[SET PROBLEM]
Each line of the material must be repeated precisely, with the pictures left out.

[DATASET EXTRACT]

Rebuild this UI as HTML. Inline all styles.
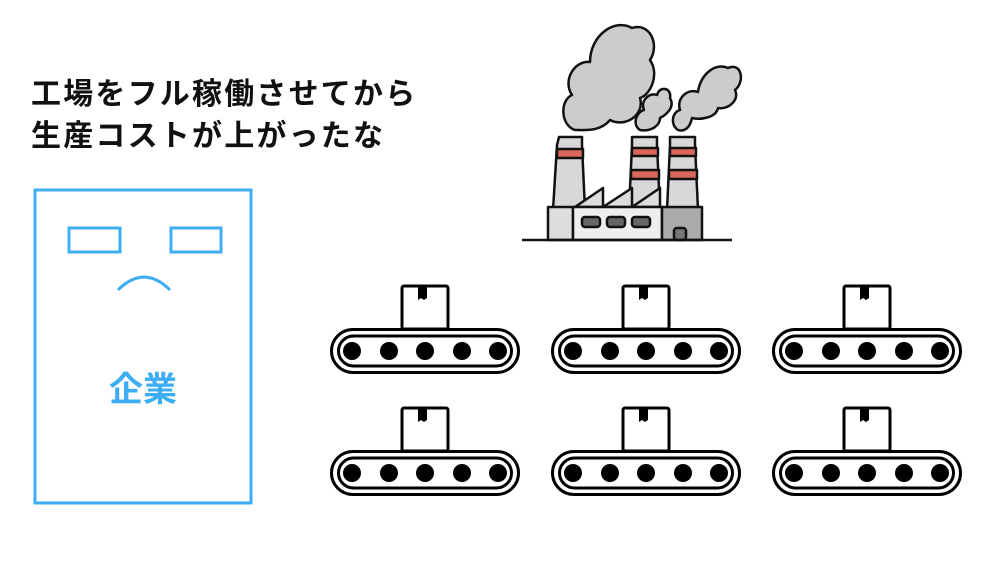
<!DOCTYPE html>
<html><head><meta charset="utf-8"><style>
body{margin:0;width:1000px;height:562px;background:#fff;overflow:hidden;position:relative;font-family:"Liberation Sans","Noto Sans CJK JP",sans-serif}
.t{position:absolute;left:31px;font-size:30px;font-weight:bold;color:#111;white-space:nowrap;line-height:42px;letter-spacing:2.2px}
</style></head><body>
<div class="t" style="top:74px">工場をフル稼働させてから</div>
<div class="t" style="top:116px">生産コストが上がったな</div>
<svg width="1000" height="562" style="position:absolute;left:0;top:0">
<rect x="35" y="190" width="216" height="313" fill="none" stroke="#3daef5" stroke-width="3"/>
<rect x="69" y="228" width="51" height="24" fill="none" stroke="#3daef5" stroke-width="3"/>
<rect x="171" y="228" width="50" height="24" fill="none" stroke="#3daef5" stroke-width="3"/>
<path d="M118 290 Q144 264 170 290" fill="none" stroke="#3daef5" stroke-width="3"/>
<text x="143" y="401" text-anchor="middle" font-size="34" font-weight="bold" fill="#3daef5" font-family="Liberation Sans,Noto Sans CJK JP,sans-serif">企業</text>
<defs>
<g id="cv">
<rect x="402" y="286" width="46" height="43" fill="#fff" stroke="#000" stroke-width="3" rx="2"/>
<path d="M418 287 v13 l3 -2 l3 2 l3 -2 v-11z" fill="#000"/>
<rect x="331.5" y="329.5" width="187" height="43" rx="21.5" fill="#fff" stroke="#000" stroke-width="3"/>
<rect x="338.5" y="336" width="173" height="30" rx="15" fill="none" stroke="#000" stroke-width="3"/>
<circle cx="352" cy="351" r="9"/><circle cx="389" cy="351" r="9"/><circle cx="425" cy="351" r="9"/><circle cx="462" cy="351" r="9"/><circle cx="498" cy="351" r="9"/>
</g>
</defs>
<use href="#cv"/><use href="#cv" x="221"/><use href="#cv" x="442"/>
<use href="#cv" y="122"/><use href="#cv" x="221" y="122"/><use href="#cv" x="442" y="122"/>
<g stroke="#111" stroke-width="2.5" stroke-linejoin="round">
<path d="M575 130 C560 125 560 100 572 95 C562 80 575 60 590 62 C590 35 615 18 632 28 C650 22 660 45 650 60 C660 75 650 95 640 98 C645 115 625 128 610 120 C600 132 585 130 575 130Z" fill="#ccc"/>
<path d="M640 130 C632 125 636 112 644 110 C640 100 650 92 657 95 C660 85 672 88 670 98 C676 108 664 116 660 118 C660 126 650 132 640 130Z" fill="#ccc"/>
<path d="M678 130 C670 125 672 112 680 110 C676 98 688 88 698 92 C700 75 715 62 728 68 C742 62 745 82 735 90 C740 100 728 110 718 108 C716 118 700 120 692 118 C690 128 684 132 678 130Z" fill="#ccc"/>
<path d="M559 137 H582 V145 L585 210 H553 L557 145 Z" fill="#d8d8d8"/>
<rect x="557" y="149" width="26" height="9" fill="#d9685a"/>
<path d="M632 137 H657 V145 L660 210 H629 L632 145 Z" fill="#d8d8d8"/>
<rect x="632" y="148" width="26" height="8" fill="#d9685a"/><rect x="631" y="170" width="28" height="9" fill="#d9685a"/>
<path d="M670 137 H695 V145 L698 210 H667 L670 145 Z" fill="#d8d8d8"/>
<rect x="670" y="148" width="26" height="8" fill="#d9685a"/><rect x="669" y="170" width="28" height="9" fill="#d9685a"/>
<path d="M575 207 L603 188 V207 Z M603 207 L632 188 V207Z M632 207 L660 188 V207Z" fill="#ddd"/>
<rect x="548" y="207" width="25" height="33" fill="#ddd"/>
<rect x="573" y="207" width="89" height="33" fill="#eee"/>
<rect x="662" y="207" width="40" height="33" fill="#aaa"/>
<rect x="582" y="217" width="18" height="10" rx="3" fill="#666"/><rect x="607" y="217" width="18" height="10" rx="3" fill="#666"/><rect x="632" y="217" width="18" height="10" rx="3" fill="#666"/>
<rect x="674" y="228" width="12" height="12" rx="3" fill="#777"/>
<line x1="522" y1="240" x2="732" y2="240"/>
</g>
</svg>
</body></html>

[REPLY]
Rebuild this UI as HTML. Inline all styles.
<!DOCTYPE html>
<html><head><meta charset="utf-8"><style>
body{margin:0;width:1000px;height:562px;background:#fff;overflow:hidden;position:relative;font-family:"Liberation Sans","Noto Sans CJK JP",sans-serif}
.t{position:absolute;left:31px;font-size:30px;font-weight:bold;color:#111;white-space:nowrap;line-height:42px;letter-spacing:2.2px}
</style></head><body>
<div class="t" style="top:74px">工場をフル稼働させてから</div>
<div class="t" style="top:116px">生産コストが上がったな</div>
<svg width="1000" height="562" style="position:absolute;left:0;top:0">
<rect x="35" y="190" width="216" height="313" fill="none" stroke="#3daef5" stroke-width="3"/>
<rect x="69" y="228" width="51" height="24" fill="none" stroke="#3daef5" stroke-width="3"/>
<rect x="171" y="228" width="50" height="24" fill="none" stroke="#3daef5" stroke-width="3"/>
<path d="M118 290 Q144 264 170 290" fill="none" stroke="#3daef5" stroke-width="3"/>
<text x="143" y="401" text-anchor="middle" font-size="34" font-weight="bold" fill="#3daef5" font-family="Liberation Sans,Noto Sans CJK JP,sans-serif">企業</text>
<defs>
<g id="cv">
<rect x="402" y="286" width="46" height="43" fill="#fff" stroke="#000" stroke-width="3" rx="2"/>
<path d="M418 287 v13 l3 -2 l3 2 l3 -2 v-11z" fill="#000"/>
<rect x="331.5" y="329.5" width="187" height="43" rx="21.5" fill="#fff" stroke="#000" stroke-width="3"/>
<rect x="338.5" y="336" width="173" height="30" rx="15" fill="none" stroke="#000" stroke-width="3"/>
<circle cx="352" cy="351" r="9"/><circle cx="389" cy="351" r="9"/><circle cx="425" cy="351" r="9"/><circle cx="462" cy="351" r="9"/><circle cx="498" cy="351" r="9"/>
</g>
</defs>
<use href="#cv"/><use href="#cv" x="221"/><use href="#cv" x="442"/>
<use href="#cv" y="122"/><use href="#cv" x="221" y="122"/><use href="#cv" x="442" y="122"/>
<g stroke="#111" stroke-width="2.5" stroke-linejoin="round">
<path d="M575 130 C560 125 560 100 572 95 C562 80 575 60 590 62 C590 35 615 18 632 28 C650 22 660 45 650 60 C660 75 650 95 640 98 C645 115 625 128 610 120 C600 132 585 130 575 130Z" fill="#ccc"/>
<path d="M640 130 C632 125 636 112 644 110 C640 100 650 92 657 95 C660 85 672 88 670 98 C676 108 664 116 660 118 C660 126 650 132 640 130Z" fill="#ccc"/>
<path d="M678 130 C670 125 672 112 680 110 C676 98 688 88 698 92 C700 75 715 62 728 68 C742 62 745 82 735 90 C740 100 728 110 718 108 C716 118 700 120 692 118 C690 128 684 132 678 130Z" fill="#ccc"/>
<path d="M559 137 H582 V145 L585 210 H553 L557 145 Z" fill="#d8d8d8"/>
<rect x="557" y="149" width="26" height="9" fill="#d9685a"/>
<path d="M632 137 H657 V145 L660 210 H629 L632 145 Z" fill="#d8d8d8"/>
<rect x="632" y="148" width="26" height="8" fill="#d9685a"/><rect x="631" y="170" width="28" height="9" fill="#d9685a"/>
<path d="M670 137 H695 V145 L698 210 H667 L670 145 Z" fill="#d8d8d8"/>
<rect x="670" y="148" width="26" height="8" fill="#d9685a"/><rect x="669" y="170" width="28" height="9" fill="#d9685a"/>
<path d="M575 207 L603 188 V207 Z M603 207 L632 188 V207Z M632 207 L660 188 V207Z" fill="#ddd"/>
<rect x="548" y="207" width="25" height="33" fill="#ddd"/>
<rect x="573" y="207" width="89" height="33" fill="#eee"/>
<rect x="662" y="207" width="40" height="33" fill="#aaa"/>
<rect x="582" y="217" width="18" height="10" rx="3" fill="#666"/><rect x="607" y="217" width="18" height="10" rx="3" fill="#666"/><rect x="632" y="217" width="18" height="10" rx="3" fill="#666"/>
<rect x="674" y="228" width="12" height="12" rx="3" fill="#777"/>
<line x1="522" y1="240" x2="732" y2="240"/>
</g>
</svg>
</body></html>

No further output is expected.